360-degree feedback (also called multicource feedback) collects ratings from subordinates, peers, supervisors, internal customers, or some combination. In some organizations, just upward (subordinate) ratings are gathered. The ratings may be collected by paper-and-pencil questionnaire, computer, or telephone system. The survey may be administered annually, semi-annually, or quarterly. The results may be fed back to the managers in a variety of ways: in a written (computerized) report sent to the manager, during a workshop that explains how to use the report, or in a one-to-one session with an external coach.

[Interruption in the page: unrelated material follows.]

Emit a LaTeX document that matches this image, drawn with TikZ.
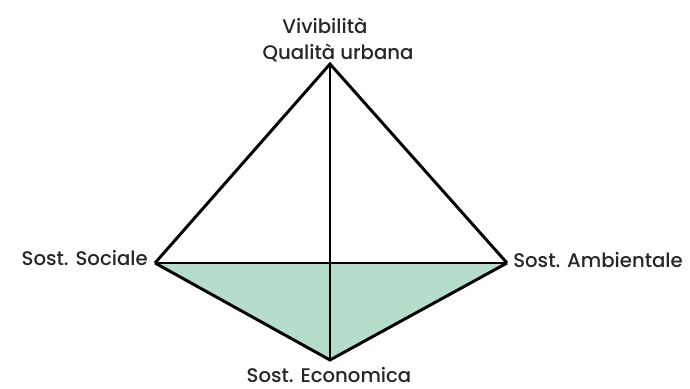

The benefits of 360-degree feedback are that it contributes to individual development by providing information on worthwhile directions for learning and growth while it promotes organizational development by specifying dimensions of leadership behavior that are important in the organization. Also, it clarifies management's performance expectations recognizing the complexity of managerial performance—that leaders and managers need input from these different sources for a comprehensive view of their performance.

Sometimes the feedback is used solely for the development of the manager, and the results are not provided to the supervisor or others in the organization. That is, the intention is for managers to use the results to understand themselves better and consider areas for development and performance improvement. Other times, the results are used both for development and administration—that is, in addition to encouraging managers to consider the implications of the results for their development, their supervisors are given the results to help make decisions about the managers (e.g., whether a manager is ready for promotion or a pay raise). This is more threatening, of course. Also, when raters know the information may be used to make decisions about the manager they are rating, they may be more lenient (London, Wohlers, &. Gallagher, 1990).